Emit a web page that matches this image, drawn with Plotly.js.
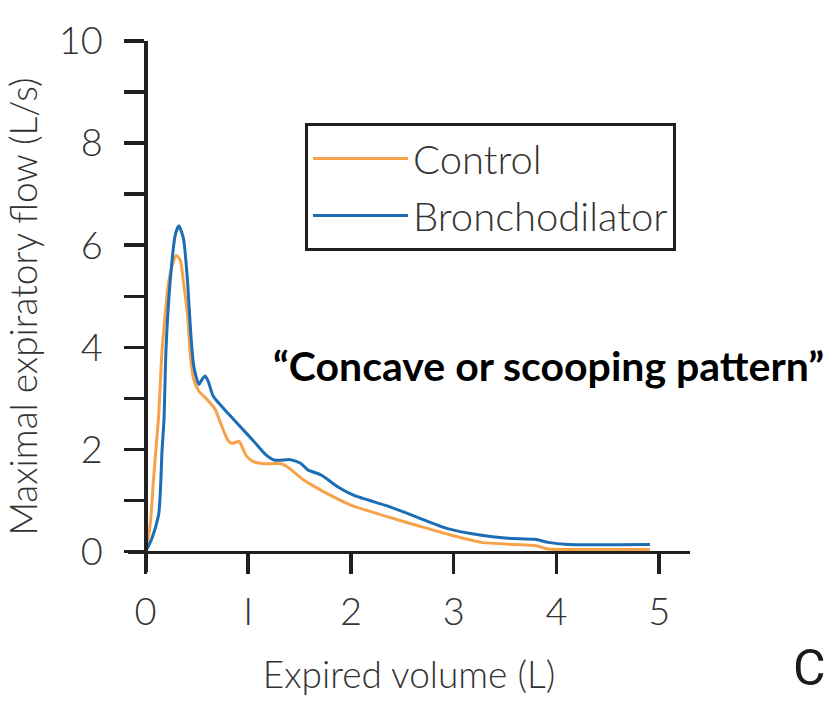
<!DOCTYPE html>
<html>
<head>
<meta charset="utf-8">
<script src="https://cdn.plot.ly/plotly-3.0.1.min.js"></script>
<style>
  html, body { margin: 0; padding: 0; background: #ffffff; }
  #chart { width: 832px; height: 725px; }
</style>
</head>
<body>
<div id="chart"></div>
<script>
// Expired volume (L) and maximal expiratory flow (L/s)
const controlVolume = [0, 0.03, 0.05, 0.08, 0.11, 0.13, 0.16, 0.19, 0.22, 0.26, 0.30, 0.34, 0.37, 0.41, 0.44, 0.47, 0.52, 0.60, 0.68, 0.73, 0.80, 0.84, 0.88, 0.91, 0.93, 0.98, 1.05, 1.15, 1.32, 1.38, 1.54, 1.71, 2.00, 2.36, 2.68, 2.96, 3.27, 3.59, 3.79, 3.92, 4.10, 4.91];
const controlFlow   = [0, 0.30, 0.61, 1.46, 2.20, 2.70, 3.90, 4.60, 5.20, 5.61, 5.80, 5.70, 5.28, 4.62, 3.77, 3.37, 3.14, 2.98, 2.78, 2.52, 2.19, 2.12, 2.14, 2.16, 2.10, 1.88, 1.76, 1.72, 1.72, 1.66, 1.40, 1.20, 0.91, 0.68, 0.49, 0.33, 0.18, 0.14, 0.12, 0.05, 0.04, 0.04];

const bronchVolume = [0, 0.04, 0.08, 0.13, 0.15, 0.16, 0.18, 0.20, 0.24, 0.29, 0.325, 0.37, 0.41, 0.44, 0.47, 0.52, 0.55, 0.58, 0.61, 0.66, 0.83, 0.99, 1.08, 1.17, 1.26, 1.41, 1.51, 1.58, 1.71, 1.87, 2.03, 2.36, 2.61, 2.94, 3.27, 3.53, 3.79, 3.92, 4.11, 4.91];
const bronchFlow   = [0, 0.15, 0.36, 0.75, 1.40, 1.93, 2.58, 3.96, 5.28, 6.20, 6.38, 6.13, 5.28, 4.30, 3.63, 3.27, 3.37, 3.44, 3.34, 3.04, 2.65, 2.30, 2.10, 1.90, 1.79, 1.80, 1.73, 1.60, 1.50, 1.27, 1.10, 0.89, 0.70, 0.45, 0.32, 0.26, 0.24, 0.18, 0.14, 0.14];

const seriesNames = ['Control', 'Bronchodilator'];
const xTickVals = [0, 1, 2, 3, 4, 5];
const xTickText = ['0', 'I', '2', '3', '4', '5'];
const yTickVals = [0, 2, 4, 6, 8, 10];

const axisColor = '#231f20';
const textColor = '#333333';
const baseFont = 'Lato, "Open Sans", sans-serif';

const traces = [
  {
    x: controlVolume, y: controlFlow, name: seriesNames[0], legendgroup: 'a',
    type: 'scatter', mode: 'lines',
    line: { color: '#F7A24B', width: 3, shape: 'spline', smoothing: 0.6 }
  },
  {
    x: bronchVolume, y: bronchFlow, name: seriesNames[1], legendgroup: 'b',
    type: 'scatter', mode: 'lines',
    line: { color: '#1C6DB5', width: 3, shape: 'spline', smoothing: 0.6 }
  }
];

const layout = {
  width: 832, height: 725,
  margin: { l: 128, r: 142, t: 41, b: 153 },
  paper_bgcolor: '#ffffff', plot_bgcolor: '#ffffff',
  font: { family: baseFont, color: textColor, size: 36, weight: 300 },
  showlegend: true,
  xaxis: {
    range: [-0.17, 5.30],
    anchor: 'free', position: 0.0385,
    showline: true, linecolor: axisColor, linewidth: 3.5,
    showgrid: false, zeroline: false,
    tickmode: 'array', tickvals: xTickVals, ticktext: xTickText,
    ticks: 'outside', ticklen: 20, tickwidth: 3.5, tickcolor: axisColor,
    ticklabelstandoff: 5,
    tickfont: { family: baseFont, size: 38, color: textColor, weight: 300 },
    title: { text: 'Expired volume (L)', font: { family: baseFont, size: 37, color: textColor, weight: 300 }, standoff: 30 }
  },
  yaxis: {
    range: [-0.40, 10],
    anchor: 'free', position: 0.0311,
    showline: true, linecolor: axisColor, linewidth: 3.5,
    showgrid: false, zeroline: false,
    tickmode: 'array', tickvals: yTickVals,
    ticks: 'outside', ticklen: 20, tickwidth: 3.5, tickcolor: axisColor,
    ticklabelstandoff: 14,
    minor: { dtick: 1, tick0: 0, ticks: 'outside', ticklen: 20, tickwidth: 3.5, tickcolor: axisColor, showgrid: false },
    tickfont: { family: baseFont, size: 38, color: textColor, weight: 300 },
    title: { text: 'Maximal expiratory flow (L/s)', font: { family: baseFont, size: 37, color: textColor, weight: 300 }, standoff: 16 }
  },
  legend: {
    x: 0.315, y: 0.8456, xanchor: 'left', yanchor: 'top',
    bgcolor: '#ffffff', bordercolor: axisColor, borderwidth: 3,
    font: { family: baseFont, size: 40, color: textColor, weight: 300 },
    itemwidth: 95, traceorder: 'grouped', tracegroupgap: 2
  },
  annotations: [
    {
      text: '\u201CConcave or scooping pattern\u201D',
      xref: 'paper', yref: 'paper', x: 0.748, y: 0.388,
      xanchor: 'center', yanchor: 'middle', showarrow: false,
      font: { family: baseFont, size: 41, color: '#000000', weight: 'bold' }
    },
    {
      text: 'C',
      xref: 'paper', yref: 'paper', x: 1.212, y: -0.181,
      xanchor: 'center', yanchor: 'middle', showarrow: false,
      font: { family: 'Roboto, sans-serif', size: 50, color: '#1a1a1a', weight: 'normal' }
    }
  ]
};

Plotly.newPlot('chart', traces, layout, { displayModeBar: false, staticPlot: true });
</script>
</body>
</html>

YOUR TASK. Reproduce the listing exactly. Leave its pictures out.

WORKED SOLUTION.
Emit a web page that matches this image, drawn with Plotly.js.
<!DOCTYPE html>
<html>
<head>
<meta charset="utf-8">
<script src="https://cdn.plot.ly/plotly-3.0.1.min.js"></script>
<style>
  html, body { margin: 0; padding: 0; background: #ffffff; }
  #chart { width: 832px; height: 725px; }
</style>
</head>
<body>
<div id="chart"></div>
<script>
// Expired volume (L) and maximal expiratory flow (L/s)
const controlVolume = [0, 0.03, 0.05, 0.08, 0.11, 0.13, 0.16, 0.19, 0.22, 0.26, 0.30, 0.34, 0.37, 0.41, 0.44, 0.47, 0.52, 0.60, 0.68, 0.73, 0.80, 0.84, 0.88, 0.91, 0.93, 0.98, 1.05, 1.15, 1.32, 1.38, 1.54, 1.71, 2.00, 2.36, 2.68, 2.96, 3.27, 3.59, 3.79, 3.92, 4.10, 4.91];
const controlFlow   = [0, 0.30, 0.61, 1.46, 2.20, 2.70, 3.90, 4.60, 5.20, 5.61, 5.80, 5.70, 5.28, 4.62, 3.77, 3.37, 3.14, 2.98, 2.78, 2.52, 2.19, 2.12, 2.14, 2.16, 2.10, 1.88, 1.76, 1.72, 1.72, 1.66, 1.40, 1.20, 0.91, 0.68, 0.49, 0.33, 0.18, 0.14, 0.12, 0.05, 0.04, 0.04];

const bronchVolume = [0, 0.04, 0.08, 0.13, 0.15, 0.16, 0.18, 0.20, 0.24, 0.29, 0.325, 0.37, 0.41, 0.44, 0.47, 0.52, 0.55, 0.58, 0.61, 0.66, 0.83, 0.99, 1.08, 1.17, 1.26, 1.41, 1.51, 1.58, 1.71, 1.87, 2.03, 2.36, 2.61, 2.94, 3.27, 3.53, 3.79, 3.92, 4.11, 4.91];
const bronchFlow   = [0, 0.15, 0.36, 0.75, 1.40, 1.93, 2.58, 3.96, 5.28, 6.20, 6.38, 6.13, 5.28, 4.30, 3.63, 3.27, 3.37, 3.44, 3.34, 3.04, 2.65, 2.30, 2.10, 1.90, 1.79, 1.80, 1.73, 1.60, 1.50, 1.27, 1.10, 0.89, 0.70, 0.45, 0.32, 0.26, 0.24, 0.18, 0.14, 0.14];

const seriesNames = ['Control', 'Bronchodilator'];
const xTickVals = [0, 1, 2, 3, 4, 5];
const xTickText = ['0', 'I', '2', '3', '4', '5'];
const yTickVals = [0, 2, 4, 6, 8, 10];

const axisColor = '#231f20';
const textColor = '#333333';
const baseFont = 'Lato, "Open Sans", sans-serif';

const traces = [
  {
    x: controlVolume, y: controlFlow, name: seriesNames[0], legendgroup: 'a',
    type: 'scatter', mode: 'lines',
    line: { color: '#F7A24B', width: 3, shape: 'spline', smoothing: 0.6 }
  },
  {
    x: bronchVolume, y: bronchFlow, name: seriesNames[1], legendgroup: 'b',
    type: 'scatter', mode: 'lines',
    line: { color: '#1C6DB5', width: 3, shape: 'spline', smoothing: 0.6 }
  }
];

const layout = {
  width: 832, height: 725,
  margin: { l: 128, r: 142, t: 41, b: 153 },
  paper_bgcolor: '#ffffff', plot_bgcolor: '#ffffff',
  font: { family: baseFont, color: textColor, size: 36, weight: 300 },
  showlegend: true,
  xaxis: {
    range: [-0.17, 5.30],
    anchor: 'free', position: 0.0385,
    showline: true, linecolor: axisColor, linewidth: 3.5,
    showgrid: false, zeroline: false,
    tickmode: 'array', tickvals: xTickVals, ticktext: xTickText,
    ticks: 'outside', ticklen: 20, tickwidth: 3.5, tickcolor: axisColor,
    ticklabelstandoff: 5,
    tickfont: { family: baseFont, size: 38, color: textColor, weight: 300 },
    title: { text: 'Expired volume (L)', font: { family: baseFont, size: 37, color: textColor, weight: 300 }, standoff: 30 }
  },
  yaxis: {
    range: [-0.40, 10],
    anchor: 'free', position: 0.0311,
    showline: true, linecolor: axisColor, linewidth: 3.5,
    showgrid: false, zeroline: false,
    tickmode: 'array', tickvals: yTickVals,
    ticks: 'outside', ticklen: 20, tickwidth: 3.5, tickcolor: axisColor,
    ticklabelstandoff: 14,
    minor: { dtick: 1, tick0: 0, ticks: 'outside', ticklen: 20, tickwidth: 3.5, tickcolor: axisColor, showgrid: false },
    tickfont: { family: baseFont, size: 38, color: textColor, weight: 300 },
    title: { text: 'Maximal expiratory flow (L/s)', font: { family: baseFont, size: 37, color: textColor, weight: 300 }, standoff: 16 }
  },
  legend: {
    x: 0.315, y: 0.8456, xanchor: 'left', yanchor: 'top',
    bgcolor: '#ffffff', bordercolor: axisColor, borderwidth: 3,
    font: { family: baseFont, size: 40, color: textColor, weight: 300 },
    itemwidth: 95, traceorder: 'grouped', tracegroupgap: 2
  },
  annotations: [
    {
      text: '\u201CConcave or scooping pattern\u201D',
      xref: 'paper', yref: 'paper', x: 0.748, y: 0.388,
      xanchor: 'center', yanchor: 'middle', showarrow: false,
      font: { family: baseFont, size: 41, color: '#000000', weight: 'bold' }
    },
    {
      text: 'C',
      xref: 'paper', yref: 'paper', x: 1.212, y: -0.181,
      xanchor: 'center', yanchor: 'middle', showarrow: false,
      font: { family: 'Roboto, sans-serif', size: 50, color: '#1a1a1a', weight: 'normal' }
    }
  ]
};

Plotly.newPlot('chart', traces, layout, { displayModeBar: false, staticPlot: true });
</script>
</body>
</html>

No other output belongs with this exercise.